Marines need “a smart way to recharge batteries, because we keep putting more stuff on ’em, and the more batteries you’ve got to carry, (it) just adds the weight,” Neller said. “The battery’s got to either last longer, or I’ve got to be able to recharge it, or it’s got to be some other form of power.”
“You want everything to be lighter,” Neller said. “Weight is everything with a grunt…. The physical reality of being infantry causes you to make certain decisions and at the end…I’ve got to have ammo, I’ve got to have water, and I’ve got to have something to eat maybe, and then everything else becomes a decision.”
One way to cut weight is to make lighter bullets, Neller said: Replacing traditional brass casings with synthetics, as is already done with tank rounds, can cut weight by a third.
You can apply the same razor to everything the infantry carries, Neller said, and Marine-turned-SecDef Jim Mattis is doing just that with his new Close Combat Lethality Task Force. “They’re looking at anything — the uniform, the boots — anything I can make for the person walking on the ground that’s lighter and more effective, I’m going to do it, even if it’s an ounce,” Neller said.
“It’s more than just materiel things” that the task force is looking at, Neller emphasized. It’s also studying more scientific methods — many pioneered by Special Operations Command — to recruit troops, assess them, keep them fit, and, above all, train them.
One thing that always bothered Mattis, Neller said, was that pilots and ground vehicle crews train in simulators, but foot troops could not.
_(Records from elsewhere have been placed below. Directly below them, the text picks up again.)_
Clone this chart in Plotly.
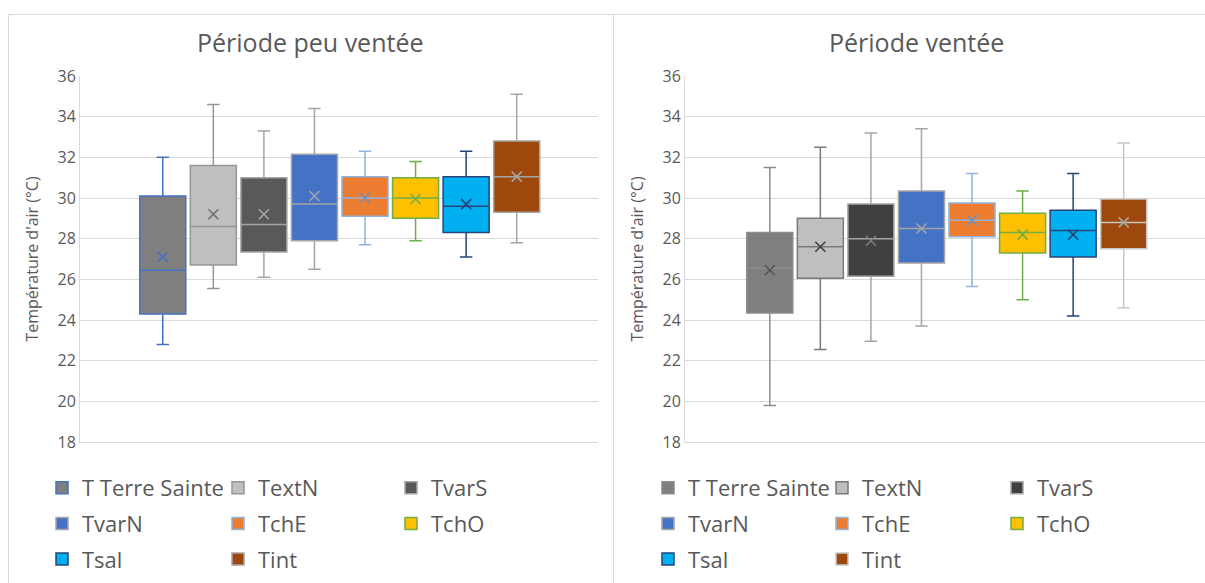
import plotly.graph_objects as go

# ---------------- data ----------------
series = ["T Terre Sainte", "TextN", "TvarS", "TvarN", "TchE", "TchO", "Tsal", "Tint"]
panel_titles = ["Période peu ventée", "Période ventée"]
y_title = "Température d'air (°C)"
y_ticks = [18, 20, 22, 24, 26, 28, 30, 32, 34, 36]

# Période peu ventée
calm_min = [22.8, 25.55, 26.1, 26.5, 27.7, 27.9, 27.1, 27.8]
calm_q1 = [24.3, 26.7, 27.35, 27.9, 29.1, 29.0, 28.3, 29.3]
calm_median = [26.45, 28.6, 28.7, 29.7, 30.0, 30.0, 29.6, 31.05]
calm_q3 = [30.1, 31.6, 31.0, 32.15, 31.05, 31.0, 31.05, 32.8]
calm_max = [32.0, 34.6, 33.3, 34.4, 32.3, 31.8, 32.3, 35.1]
calm_mean = [27.1, 29.2, 29.2, 30.1, 30.0, 29.95, 29.7, 31.05]

# Période ventée
windy_min = [19.8, 22.55, 22.95, 23.7, 25.65, 25.0, 24.2, 24.6]
windy_q1 = [24.35, 26.05, 26.15, 26.8, 28.1, 27.3, 27.1, 27.5]
windy_median = [26.55, 27.6, 28.0, 28.5, 28.9, 28.3, 28.4, 28.8]
windy_q3 = [28.3, 29.0, 29.7, 30.35, 29.75, 29.25, 29.4, 29.95]
windy_max = [31.5, 32.5, 33.2, 33.4, 31.2, 30.35, 31.2, 32.7]
windy_mean = [26.45, 27.6, 27.9, 28.5, 28.9, 28.2, 28.2, 28.8]

# ---------------- styles ----------------
calm_fill = ["#7F7F7F", "#BFBFBF", "#595959", "#4472C4", "#ED7D31", "#FFC000", "#00B0F0", "#9E480E"]
calm_line = ["#4472C4", "#969696", "#A5A5A5", "#A5A5A5", "#8FB3DE", "#70AD47", "#264478", "#A5A5A5"]
calm_mean_col = ["#4472C4", "#6E6E6E", "#A5A5A5", "#A5A5A5", "#6F8FB8", "#70AD47", "#264478", "#A5A5A5"]

windy_fill = ["#7F7F7F", "#BFBFBF", "#404040", "#4472C4", "#ED7D31", "#FFC000", "#00B0F0", "#9E480E"]
windy_line = ["#8C8C8C", "#7A7A7A", "#A5A5A5", "#A5A5A5", "#8FB3DE", "#70AD47", "#264478", "#C8C8C8"]
windy_mean_col = ["#595959", "#404040", "#7F7F7F", "#A5A5A5", "#6F8FB8", "#70AD47", "#264478", "#A5A5A5"]

TXT = "#595959"
GRID = "#D9D9D9"
FONT = "Open Sans"

W, H = 1205, 583

fig = go.Figure()

panels = [
    dict(mn=calm_min, q1=calm_q1, med=calm_median, q3=calm_q3, mx=calm_max, mean=calm_mean,
         fill=calm_fill, line=calm_line, meanc=calm_mean_col, xa="x", ya="y",
         legends=["legend", "legend2", "legend3"], tag="a"),
    dict(mn=windy_min, q1=windy_q1, med=windy_median, q3=windy_q3, mx=windy_max, mean=windy_mean,
         fill=windy_fill, line=windy_line, meanc=windy_mean_col, xa="x2", ya="y2",
         legends=["legend4", "legend5", "legend6"], tag="b"),
]

for p in panels:
    for i, name in enumerate(series):
        fig.add_trace(go.Box(
            x=[i], q1=[p["q1"][i]], median=[p["med"][i]], q3=[p["q3"][i]],
            lowerfence=[p["mn"][i]], upperfence=[p["mx"][i]],
            name=name, width=0.91, whiskerwidth=0.27,
            fillcolor=p["fill"][i], line=dict(color=p["line"][i], width=1.5),
            boxpoints=False, xaxis=p["xa"], yaxis=p["ya"],
            legend=p["legends"][i % 3], legendgroup=p["tag"] + name,
        ))
    for i, name in enumerate(series):
        fig.add_trace(go.Scatter(
            x=[i], y=[p["mean"][i]], mode="markers", showlegend=False,
            marker=dict(symbol="x-thin", size=10, line=dict(width=1.6, color=p["meanc"][i])),
            xaxis=p["xa"], yaxis=p["ya"], hoverinfo="skip",
        ))

def px_x(v):
    return v / W

def px_y(v):
    return 1 - v / H

ydom = [px_y(442), px_y(76)]

axis_y = dict(range=[18, 36], tickvals=y_ticks, showgrid=True, gridcolor=GRID, gridwidth=1,
              showline=True, linecolor=GRID, linewidth=1, zeroline=False, ticks="",
              tickfont=dict(family=FONT, size=16, color=TXT),
              title=dict(text=y_title, font=dict(family=FONT, size=16, color=TXT), standoff=14),
              domain=ydom)
axis_x = dict(showgrid=False, zeroline=False, showline=True, linecolor=GRID, linewidth=1,
              showticklabels=False, ticks="")

legend_common = dict(orientation="v", yanchor="top", xanchor="left", y=px_y(467),
                     font=dict(family=FONT, size=22, color=TXT), bgcolor="rgba(0,0,0,0)",
                     tracegroupgap=4, itemwidth=30)
leg_x = [42, 218, 391, 648, 822, 997]

fig.update_layout(
    width=W, height=H,
    margin=dict(l=0, r=0, t=0, b=0, autoexpand=False),
    paper_bgcolor="white", plot_bgcolor="white",
    showlegend=True,
    xaxis=dict(axis_x, domain=[px_x(80), px_x(598)], range=[-1.637, 8.608]),
    xaxis2=dict(axis_x, domain=[px_x(685), 1.0], range=[-1.677, 8.608], anchor="y2"),
    yaxis=dict(axis_y, anchor="x"),
    yaxis2=dict(axis_y, anchor="x2"),
    legend=dict(legend_common, x=px_x(leg_x[0])),
    legend2=dict(legend_common, x=px_x(leg_x[1])),
    legend3=dict(legend_common, x=px_x(leg_x[2])),
    legend4=dict(legend_common, x=px_x(leg_x[3])),
    legend5=dict(legend_common, x=px_x(leg_x[4])),
    legend6=dict(legend_common, x=px_x(leg_x[5])),
    annotations=[
        dict(text=panel_titles[0], x=px_x(310), y=px_y(42), xref="paper", yref="paper",
             xanchor="center", yanchor="middle",
             showarrow=False, font=dict(family=FONT, size=25, color=TXT)),
        dict(text=panel_titles[1], x=px_x(916), y=px_y(42), xref="paper", yref="paper",
             xanchor="center", yanchor="middle",
             showarrow=False, font=dict(family=FONT, size=25, color=TXT)),
    ],
    shapes=[
        dict(type="rect", xref="paper", yref="paper", x0=px_x(8.5), x1=px_x(1215),
             y0=px_y(600), y1=px_y(14.5), line=dict(color=GRID, width=1), layer="below"),
        dict(type="line", xref="paper", yref="paper", x0=px_x(613.5), x1=px_x(613.5),
             y0=px_y(600), y1=px_y(14.5), line=dict(color=GRID, width=1.2), layer="below"),
    ],
)

fig.write_html("out.html", config={"displayModeBar": False},
               post_script="document.body.style.margin='0';document.body.style.overflow='hidden';")
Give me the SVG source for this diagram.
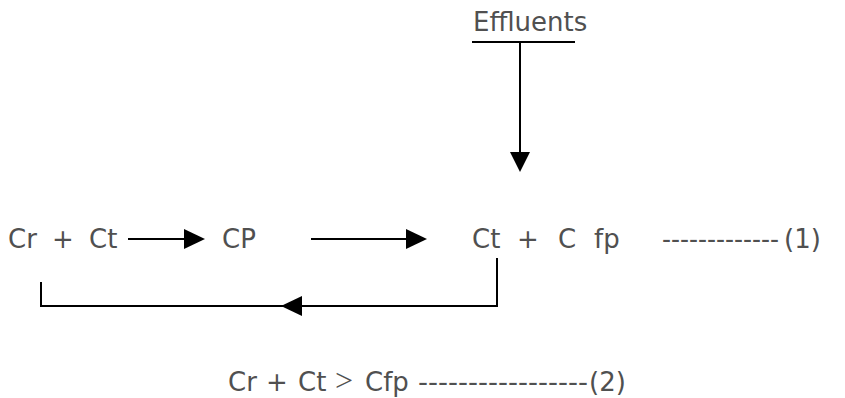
<svg xmlns="http://www.w3.org/2000/svg" width="845" height="398" viewBox="0 0 845 398">
<style>
text{font-family:"DejaVu Sans","Verdana",sans-serif;font-size:26px;fill:#505050}
.ln{stroke:#000;stroke-width:2;fill:none}
.hd{fill:#000}
</style>
<rect width="845" height="398" fill="#fff"/>
<g id="effluents"><text x="473" y="31">Effluents</text></g>
<g id="crct"><text y="248"><tspan x="8">Cr</tspan><tspan x="52">+</tspan><tspan x="89">Ct</tspan></text></g>
<g id="cp"><text x="222" y="248">CP</text></g>
<g id="ctcfp"><text y="248"><tspan x="472">Ct</tspan><tspan x="517">+</tspan><tspan x="558">C</tspan><tspan x="594">fp</tspan></text></g>
<g id="eq1"><text y="248"><tspan x="662" textLength="117" lengthAdjust="spacingAndGlyphs">-------------</tspan><tspan x="784">(1)</tspan></text></g>
<g id="eq2"><text y="391"><tspan x="228">Cr</tspan><tspan x="266">+</tspan><tspan x="298">Ct</tspan><tspan x="335" font-family="Liberation Serif,serif" font-size="32">&gt;</tspan><tspan x="365">Cfp</tspan><tspan x="418" textLength="170" lengthAdjust="spacingAndGlyphs">-----------------</tspan><tspan x="589">(2)</tspan></text></g>
<g id="connectors">
<path class="ln" d="M472 42H575M520 42V154"/>
<polygon class="hd" points="510,152 530,152 520,172"/>
<path class="ln" d="M128 239H186"/>
<polygon class="hd" points="184,229 184,249 205,239"/>
<path class="ln" d="M311 239H408"/>
<polygon class="hd" points="406,229 406,249 427,239"/>
<path class="ln" d="M497 258V306H300M302 306H41V282"/>
<polygon class="hd" points="302,296 302,316 281,306"/>
</g>
</svg>
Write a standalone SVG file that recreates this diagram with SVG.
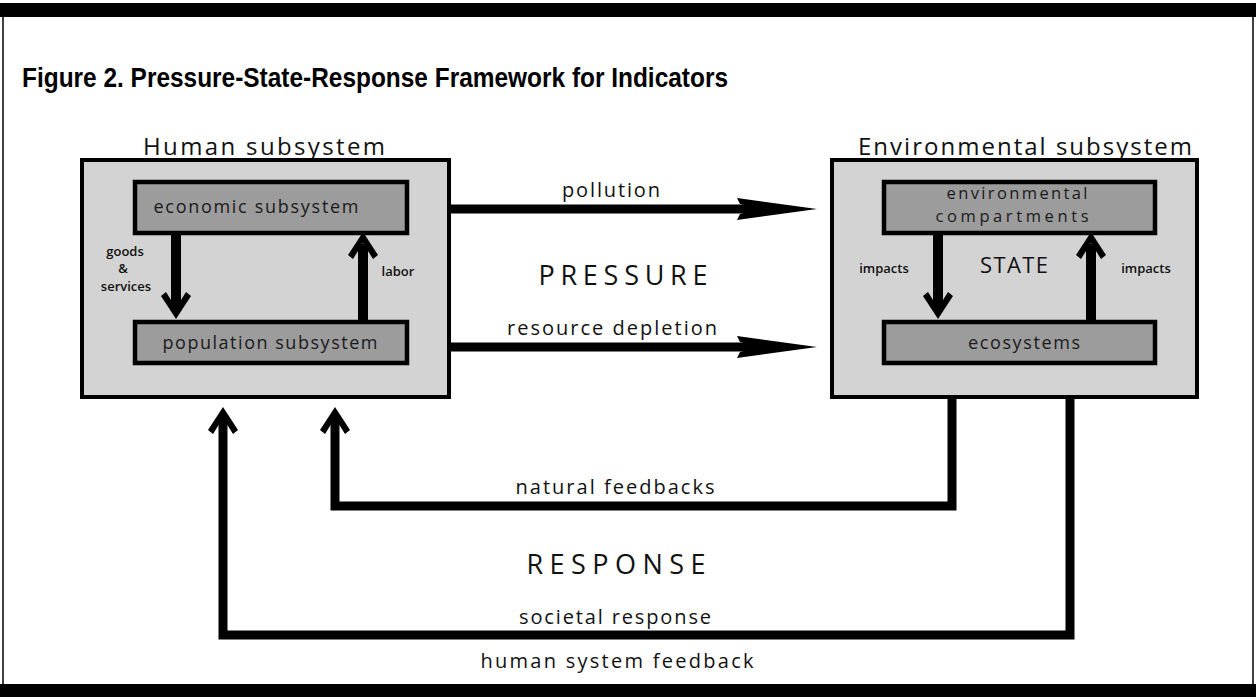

In recent years, however, the military’s experimented with virtual reality systems that could help train an individual rifleman or — better yet — a whole squad working together in a simulated environment. (The Army’s Big Six modernization initiative is also working on such training simulations, with a two-star general leading a Cross Functional Team on the subject).
The same technologies can make traditional field exercises more effective as well. Soldiers and Marines have long used a kind of militarized laser tag for combat training, but one Marine battalion found a way to record everyone’s position during the exercise and do a blow-by-blow replay to analyze their performance. “We bought that set of stuff for every infantry battalion,” Neller said. “Will that make us better? I think so.”
The Marine Corps is already buying every infantry Marine a new rifle, the M27, to replace the venerable M16. And it’s decided on a new size and structure for the rifle squad; the changes probably include adding a drone operator, although Neller declined to detail the final structure today.
The Marines have been working on their infantry initiatives for years, starting before the Pentagon’s Cost Assessment & Program Evaluation office (CAPE) conducted a study to lay the foundation for Mattis’s Close Combat Lethality Task Force. Now the Secretary’s effort is mobilizing all four services, not just the Marines and Army. “We’re all in,” Neller said. “All the services are in on that.”